Purpose: We describe the use of a novel, high-density DNA microarray representing informative single nucleotide polymorphisms (SNPs) from E. coli mined from approximately 300 whole genome sequences. The custom FDA-ECID microarray has been designed and manufactured using next-generation Affymetrix PEG-GeneAtlas technology. This array is a rapid resequencing-based genomic tool for E. coli characterization and subtyping.
Methods: Three hundred whole genome sequences were used to identify ~125,000 conserved 25-mers each containing a central SNP. Of these, ~10,000 informative SNPs were selected for inclusion and are represented on our custom FDA-ECID microarray using a SNP-typing probe strategy.

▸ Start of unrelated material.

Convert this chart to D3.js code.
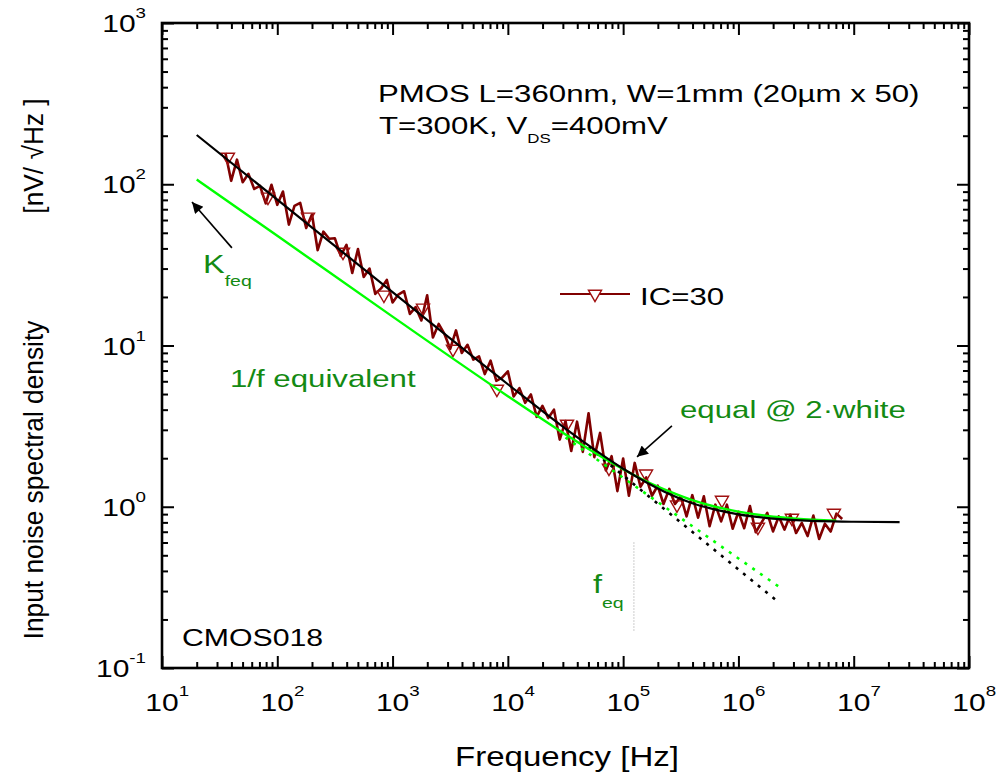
<!DOCTYPE html>
<html><head><meta charset="utf-8">
<script src="https://cdn.jsdelivr.net/npm/d3@7"></script>
<style>body{margin:0;background:#fff;} text{font-family:"Liberation Sans",Arial,sans-serif;}</style>
</head><body><svg id="chart" width="1004" height="778"></svg>
<script>
// ---------- data ----------
const freq = [35.5,39.8,44.7,50.1,56.2,63.1,70.8,79.4,89.1,
 100,112,126,141,158,178,200,224,251,282,316,355,398,447,501,562,631,708,794,891,
 1000,1122,1259,1413,1585,1778,1995,2239,2512,2818,3162,3548,3981,4467,5012,5623,6310,7079,7943,8913,
 10000,11220,12590,14130,15850,17780,19950,22390,25120,28180,31620,35480,39810,44670,50120,56230,63100,70790,79430,89130,
 100000,112200,125900,141300,158500,177800,199500,223900,251200,281800,316200,354800,398100,446700,501200,562300,631000,707900,794300,891300,
 1000000,1122000,1259000,1413000,1585000,1778000,1995000,2239000,2512000,2818000,3162000,3548000,3981000,4467000,5012000,5623000,6310000,7079000,7943000];
const psd = [156,105,142,103,116,93.5,97.7,76.0,99.3,
 74.5,90.2,56.2,73.5,76.7,53.5,64.9,39.0,50.8,45.9,46.2,36.0,42.1,28.2,39.6,26.6,30.0,20.9,22.6,25.5,
 18.5,20.7,21.7,15.7,17.3,14.3,20.5,11.2,13.6,11.8,9.53,12.4,8.99,10.1,8.17,8.55,6.65,8.05,6.04,6.32,
 6.92,4.83,5.44,4.41,4.97,3.61,4.22,3.55,4.00,2.61,3.40,2.22,3.37,2.19,3.80,2.03,2.87,1.68,2.06,1.25,
 1.99,1.17,1.87,1.33,1.52,1.17,1.35,1.04,1.29,1.04,1.16,0.871,1.18,0.855,1.16,0.757,1.03,0.811,1.03,0.730,
 0.931,0.736,1.01,0.695,0.798,0.916,0.703,0.871,0.721,0.893,0.687,0.794,0.658,0.881,0.631,0.785,0.702,0.906,0.840];
const markerFreq = [37.3,83.0,184.5,371.5,841,1837,3342,8035,32580,75340,157800,293100,719500,1476000,2911000,6730000];
const markerPsd  = [147.6,83.4,62.7,38.0,20.6,17.1,9.51,5.37,3.26,1.74,1.60,1.03,1.10,0.748,0.851,0.914];
// black fit: flicker + white
const fitFreq = [20,100,1000,10000,31620,50120,100000,158500,251200,398100,631000,1000000,1778000,3162000,10000000,25000000];
const fitPsd  = [202,80.2,21.4,5.75,3.05,2.40,1.72,1.42,1.20,1.05,0.959,0.897,0.851,0.826,0.807,0.803];
// black fit, flicker part only (dotted extension)
const fitFlickFreq = [50120,2290000];
const fitFlickPsd  = [2.34,0.252];
// green 1/f equivalent + white
const eqFreq = [20,100,1000,10000,31620,50120,100000,158500,251200,398100,631000,1000000,1778000,3162000,7080000];
const eqPsd  = [107,47.9,15.1,4.85,2.81,2.28,1.71,1.44,1.246,1.10,1.00,0.932,0.877,0.844,0.820];
// green 1/f equivalent only (dotted extension)
const eqFlickFreq = [31620,2290000];
const eqFlickPsd  = [2.69,0.316];
const feq = 124000, feqRange = [0.17,0.6];
const xTickPowers = [1,2,3,4,5,6,7,8];
const yTickPowers = [-1,0,1,2,3];
const legendLabel = "IC=30";

// ---------- layout ----------
const svg = d3.select("#chart");
const L=162, R=969, T=23, B=668;
const x = d3.scaleLog().domain([10,1e8]).range([L,R]);
const y = d3.scaleLog().domain([0.1,1000]).range([B,T]);
const dark = "#800000", lime = "#00ff00", green = "#138a13";

// ticks
const isPow = v => Math.abs(Math.log10(v) - Math.round(Math.log10(v))) < 1e-9;
const xMinor = x.ticks().filter(v => !isPow(v));
const yMinor = y.ticks().filter(v => !isPow(v));
const xMajor = xTickPowers.map(p => Math.pow(10,p));
const yMajor = yTickPowers.map(p => Math.pow(10,p));
function axisG(axis, tx, ty){
  const g = svg.append("g").attr("transform",`translate(${tx},${ty})`).call(axis);
  g.select(".domain").remove();
  g.selectAll(".tick line").attr("stroke","#000").attr("stroke-width",2);
  g.selectAll(".tick text").remove();
}
const W = R-L, Hh = B-T;
[[xMinor,6],[xMajor,12]].forEach(([v,s])=>{
  axisG(d3.axisBottom(x).tickValues(v).tickSize(-s).tickFormat(""),0,B);
  axisG(d3.axisTop(x).tickValues(v).tickSize(-s).tickFormat(""),0,T);
});
[[yMinor,6],[yMajor,12]].forEach(([v,s])=>{
  axisG(d3.axisLeft(y).tickValues(v).tickSize(-s).tickFormat(""),L,0);
  axisG(d3.axisRight(y).tickValues(v).tickSize(-s).tickFormat(""),R,0);
});
svg.append("rect").attr("x",L).attr("y",T).attr("width",W).attr("height",Hh)
  .attr("fill","none").attr("stroke","#000").attr("stroke-width",2.6);

// text helper
function txt(tx, ty, parts, o={}){
  const g = svg.append("g").attr("transform",`translate(${tx},${ty}) ${o.rot?`rotate(${o.rot})`:""} scale(${o.sx||1.3},1)`);
  const t = g.append("text").attr("text-anchor",o.anchor||"start").attr("fill",o.fill||"#000");
  parts.forEach(p => t.append("tspan").attr("font-size",p.s).attr("dy",p.dy||0).text(p.t));
  return t;
}
// tick labels
xTickPowers.forEach(p=>{
  txt(x(Math.pow(10,p)), 711, [{t:"10",s:24},{t:String(p),s:15,dy:-15}], {sx:1.25, anchor:"start"})
    .attr("x",-13.35);
});
yTickPowers.forEach(p=>{
  txt(146, y(Math.pow(10,p))+9, [{t:"10",s:24},{t:String(p),s:15,dy:-14}], {sx:1.25, anchor:"end"});
});
// axis titles
txt(567, 766, [{t:"Frequency [Hz]",s:28}], {sx:1.18, anchor:"middle"});
txt(43, 480, [{t:"Input noise spectral density",s:28}], {sx:0.94, rot:-90, anchor:"middle"});
txt(43, 156, [{t:"[nV/ \u221AHz ]",s:28}], {sx:0.94, rot:-90, anchor:"middle"});

// ---------- marks ----------
const line = d3.line().x(d=>x(d[0])).y(d=>y(d[1]));
const smooth = d3.line().x(d=>x(d[0])).y(d=>y(d[1])).curve(d3.curveMonotoneX);
const zip = (a,b) => a.map((v,i)=>[v,b[i]]);

// measured data
svg.append("path").datum(zip(freq,psd)).attr("d",line)
  .attr("fill","none").attr("stroke",dark).attr("stroke-width",2.6).attr("stroke-linejoin","round");
const tri = d3.symbol().type(d3.symbolTriangle).size(75);
svg.selectAll(".mk").data(zip(markerFreq,markerPsd)).join("path")
  .attr("transform",d=>`translate(${x(d[0])},${y(d[1])}) rotate(180)`).attr("d",tri)
  .attr("fill","none").attr("stroke","#a01010").attr("stroke-width",1.4);

// dotted extensions
svg.append("path").datum(zip(eqFlickFreq,eqFlickPsd)).attr("d",line)
  .attr("fill","none").attr("stroke",lime).attr("stroke-width",2.6).attr("stroke-dasharray","3,6.5");
svg.append("path").datum(zip(fitFlickFreq,fitFlickPsd)).attr("d",line)
  .attr("fill","none").attr("stroke","#000").attr("stroke-width",2.6).attr("stroke-dasharray","3,6.5");
// green equivalent
svg.append("path").datum(zip(eqFreq,eqPsd)).attr("d",smooth)
  .attr("fill","none").attr("stroke",lime).attr("stroke-width",2.4);
// black fit
svg.append("path").datum(zip(fitFreq,fitPsd)).attr("d",smooth)
  .attr("fill","none").attr("stroke","#000").attr("stroke-width",2.2);

// f_eq marker line
svg.append("line").attr("x1",x(feq)).attr("x2",x(feq)).attr("y1",y(feqRange[1])).attr("y2",y(feqRange[0]))
  .attr("stroke","#999").attr("stroke-width",1).attr("stroke-dasharray","1,2");

// arrows
svg.append("defs").append("marker").attr("id","ah").attr("viewBox","0 0 10 10")
  .attr("refX",10).attr("refY",5).attr("markerWidth",14).attr("markerHeight",11)
  .attr("markerUnits","userSpaceOnUse").attr("orient","auto")
  .append("path").attr("d","M0,0 L10,5 L0,10 Z").attr("fill","#000");
const arrows = [[[40.4,40.3],[18.2,77.6]],[[265000,3.17],[132000,2.04]]];
arrows.forEach(a=>{
  svg.append("line").attr("x1",x(a[0][0])).attr("y1",y(a[0][1])).attr("x2",x(a[1][0])).attr("y2",y(a[1][1]))
    .attr("stroke","#000").attr("stroke-width",1.6).attr("marker-end","url(#ah)");
});

// legend
svg.append("line").attr("x1",560).attr("x2",630).attr("y1",294).attr("y2",294).attr("stroke",dark).attr("stroke-width",2.2);
svg.append("path").attr("transform","translate(595,294) rotate(180)").attr("d",tri)
  .attr("fill","#fff").attr("stroke","#a01010").attr("stroke-width",1.4);
txt(640, 305, [{t:legendLabel,s:24}]);

// annotations
txt(378, 102, [{t:"PMOS L=360nm, W=1mm (20\u00B5m x 50)",s:24}]);
txt(379, 134, [{t:"T=300K, V",s:24},{t:"DS",s:13,dy:9},{t:"=400mV",s:24,dy:-9}]);
txt(203, 273, [{t:"K",s:25},{t:"feq",s:15,dy:13}], {fill:green});
txt(230, 387, [{t:"1/f equivalent",s:24}], {fill:green});
txt(680, 418, [{t:"equal @ 2\u00B7white",s:24}], {fill:green});
txt(593, 593, [{t:"f",s:25},{t:"eq",s:15,dy:15}], {fill:green});
txt(182, 646, [{t:"CMOS018",s:24}], {sx:1.26});
</script></body></html>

Results: Using our optimized SNP-calling algorithms, we have analyzed data from a vast collection of temporally and geographically diverse E. coli isolates. The major phylogenetic lineages within the species were recapitulated using the array SNP data. In addition, the array data was compared to the same in silico SNPs from whole genome sequence (WGS) data as well as to a more comprehensive set of chromosomal backbone SNPs mined from the WGS archive. Comparisons of the microarray SNP data to the WGS data show greater than 95% similarity in classifying the isolates examined.
Significance: In summary, the FDA-ECID microarray is a powerful tool for molecular subtyping and phylogenetic analysis of E. coli.